Se tourner vers le passé pour comprendre le futur
Un sismologue ne se base pas que sur ses appareils de mesure pour comprendre un séisme, loin de là. “Les enquêtes de terrain sont très importantes, ajoute Michel Van Camp. Par exemple, des archives françaises nous ont renseignés sur le tremblement de terre de 1692 (magnitude 6,4), grâce au passage de Louis XIV dans nos régions. L’inspection des bâtiments d’époque, l’archéosismologie et l’étude du sol, la paléoarchéologie, nous permettent d’en savoir plus sur les anciens tremblements de terre et nous éclairent sur les nouveaux. »
Pour comprendre de futurs tremblements de terre, la connaissance de la géologie des sols est primordiale. Car selon sa nature, les roches et sédiments qui composent un sol, les ondes seront étouffées en certains endroits et amplifiés dans d’autres, “comme l’écho dans un tunnel”.
“La Belgique a une structure géologique particulière, développe le chercheur de l’Observatoire Royal de Belgique. En raison d’une épaisse couche de sédiments, la Flandre est moins exposées aux vibrations à haute fréquence, ce qui explique que les petits séismes y sont moins ressentis que dans le sud du pays.

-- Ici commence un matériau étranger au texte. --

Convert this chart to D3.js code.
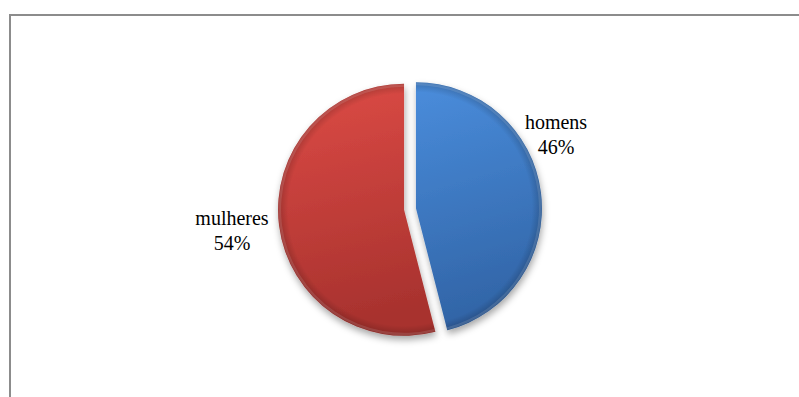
<!DOCTYPE html>
<html>
<head>
<meta charset="utf-8">
<script src="https://cdn.jsdelivr.net/npm/d3@7"></script>
<style>
  html, body { margin: 0; padding: 0; background: #fff; }
  svg { display: block; }
</style>
</head>
<body>
<svg id="chart" width="799" height="397"></svg>
<script>
// Sexo dos respondentes
const categories = ["homens", "mulheres"];
const values = [46, 54];
const percentLabels = ["46%", "54%"];

const W = 799, H = 397;
const cx = 410, cy = 209, R = 126, explode = 6;
const palette = {
  homens:   { top: "#4a8ddc", bottom: "#3164a6" },
  mulheres: { top: "#dd4b46", bottom: "#a8322e" }
};
// label anchor points (centre of the two-line label)
const labelPos = { homens: [556, 136], mulheres: [232, 232] };

const svg = d3.select("#chart");
const defs = svg.append("defs");

// chart frame
svg.append("rect")
  .attr("x", 10).attr("y", 15)
  .attr("width", 900).attr("height", 500)
  .attr("fill", "#fff")
  .attr("stroke", "#8c8c8c")
  .attr("stroke-width", 2);

const shadow = defs.append("filter").attr("id", "shadow")
  .attr("x", "-20%").attr("y", "-20%").attr("width", "140%").attr("height", "150%");
shadow.append("feDropShadow")
  .attr("dx", 1).attr("dy", 4).attr("stdDeviation", 3.5)
  .attr("flood-color", "#000").attr("flood-opacity", 0.35);

categories.forEach(c => {
  const g = defs.append("linearGradient").attr("id", "grad-" + c)
    .attr("x1", 0).attr("y1", 0).attr("x2", 0.15).attr("y2", 1);
  g.append("stop").attr("offset", "0%").attr("stop-color", palette[c].top);
  g.append("stop").attr("offset", "100%").attr("stop-color", palette[c].bottom);
});

// soft bevel around the rim
const bevel = defs.append("radialGradient").attr("id", "bevel")
  .attr("gradientUnits", "userSpaceOnUse")
  .attr("cx", 0).attr("cy", 0).attr("r", R);
bevel.append("stop").attr("offset", "0%").attr("stop-color", "#000").attr("stop-opacity", 0);
bevel.append("stop").attr("offset", "92%").attr("stop-color", "#000").attr("stop-opacity", 0);
bevel.append("stop").attr("offset", "100%").attr("stop-color", "#000").attr("stop-opacity", 0.2);

const pie = d3.pie().sort(null).startAngle(0).endAngle(2 * Math.PI)(values);
const arc = d3.arc().innerRadius(0).outerRadius(R);

const slices = svg.append("g").attr("transform", `translate(${cx},${cy})`)
  .selectAll("g.slice")
  .data(pie)
  .join("g")
  .attr("class", "slice")
  .attr("transform", d => {
    const a = (d.startAngle + d.endAngle) / 2;
    return `translate(${explode * Math.sin(a)},${-explode * Math.cos(a)})`;
  });

slices.append("path")
  .attr("d", arc)
  .attr("fill", (d, i) => `url(#grad-${categories[i]})`)
  .attr("filter", "url(#shadow)");

slices.append("path")
  .attr("d", arc)
  .attr("fill", "url(#bevel)");

// light highlight along the rim
slices.append("path")
  .attr("d", d3.arc().innerRadius(R - 3).outerRadius(R - 0.5))
  .attr("fill", "#fff")
  .attr("opacity", 0.12);

// labels
const labels = svg.append("g");
categories.forEach((c, i) => {
  const [lx, ly] = labelPos[c];
  const t = labels.append("text")
    .attr("text-anchor", "middle")
    .attr("font-family", "'Liberation Serif', 'Times New Roman', 'DejaVu Serif', serif")
    .attr("font-size", 20)
    .attr("fill", "#000");
  t.append("tspan").attr("x", lx).attr("y", ly - 7).text(c);
  t.append("tspan").attr("x", lx).attr("y", ly + 18).text(percentLabels[i]);
});
</script>
</body>
</html>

Par contre, les vibrations seront amplifiées dans le bassin de Mons, ou par le socle du Brabant qui va répartir les ondes sur un territoire en forme de banane parallèle au sillon Sambre et Meuse.”

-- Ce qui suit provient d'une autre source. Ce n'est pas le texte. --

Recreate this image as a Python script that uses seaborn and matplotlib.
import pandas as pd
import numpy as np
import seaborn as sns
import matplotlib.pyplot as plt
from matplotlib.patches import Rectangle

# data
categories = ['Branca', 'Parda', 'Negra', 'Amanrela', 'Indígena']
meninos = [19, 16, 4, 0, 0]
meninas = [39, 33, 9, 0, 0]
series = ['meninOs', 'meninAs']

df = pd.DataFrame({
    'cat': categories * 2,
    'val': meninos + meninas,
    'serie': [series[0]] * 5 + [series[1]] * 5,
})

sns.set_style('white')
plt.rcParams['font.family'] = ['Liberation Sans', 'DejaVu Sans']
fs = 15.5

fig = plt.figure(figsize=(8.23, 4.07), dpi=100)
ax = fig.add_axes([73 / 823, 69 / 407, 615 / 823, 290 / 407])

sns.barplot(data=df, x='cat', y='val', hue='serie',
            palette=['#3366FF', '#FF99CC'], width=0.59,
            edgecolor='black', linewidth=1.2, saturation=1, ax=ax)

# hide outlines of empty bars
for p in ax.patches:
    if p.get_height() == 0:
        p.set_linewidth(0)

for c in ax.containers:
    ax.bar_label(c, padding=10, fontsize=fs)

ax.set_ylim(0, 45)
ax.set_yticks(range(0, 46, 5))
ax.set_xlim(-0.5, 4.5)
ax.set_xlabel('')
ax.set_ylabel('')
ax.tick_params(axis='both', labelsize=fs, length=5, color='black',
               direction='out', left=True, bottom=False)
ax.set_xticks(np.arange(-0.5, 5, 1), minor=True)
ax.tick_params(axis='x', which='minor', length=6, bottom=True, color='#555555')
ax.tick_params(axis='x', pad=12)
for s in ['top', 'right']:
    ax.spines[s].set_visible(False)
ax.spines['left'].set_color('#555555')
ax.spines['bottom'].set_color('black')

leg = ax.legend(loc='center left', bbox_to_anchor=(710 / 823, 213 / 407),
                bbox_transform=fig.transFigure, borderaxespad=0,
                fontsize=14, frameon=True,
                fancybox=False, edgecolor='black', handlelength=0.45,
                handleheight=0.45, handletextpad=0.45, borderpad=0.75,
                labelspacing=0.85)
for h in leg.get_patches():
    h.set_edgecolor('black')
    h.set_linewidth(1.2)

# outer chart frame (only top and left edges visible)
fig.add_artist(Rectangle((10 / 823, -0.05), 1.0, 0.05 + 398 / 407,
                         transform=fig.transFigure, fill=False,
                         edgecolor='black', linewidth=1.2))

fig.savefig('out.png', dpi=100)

La carte macrosismique du tremblement de Terre de Goch (Allemagne) en 2011 montre clairement cette répartition des ondes sismiques.
60 secondes qui changeront le monde
La séismologie est donc une science pluridisciplinaire, où de nombreuses collaborations internationales avec des volcanologues, des climatologues, des océanologues ou encore des hydrologues sont nécessaires pour comprendre un tremblement de terre.
« À la grotte de Lorette, à Rochefort, des collègues étudient l’effet des nappes aquifères, de la rivière, des précipitations et des infiltrations d’eau dans la roche sur la variation de la pesanteur, c’est-à-dire la densité du sol” relate le Dr Van Camp.
« À notre époque, il y a un aspect des séismes qui n’est pas assez étudié : l’impact économique, avertit-il. Jamais auparavant la Terre n’a abrité autant de mégapoles, de grands centres économiques, de lieux où sont concentrés des microcosmes économiques. Un séisme puissant dans des villes économiques clefs sera dévastateur pour l’économie mondiale. Tokyo, centre financier majeur, est sous la menace d’un séisme puissant. Peter Hadfield prédit, dans son livre qu’en plus de la tragédie humaine, un séisme à Tokyo sera aussi “60 secondes qui changeront le monde”.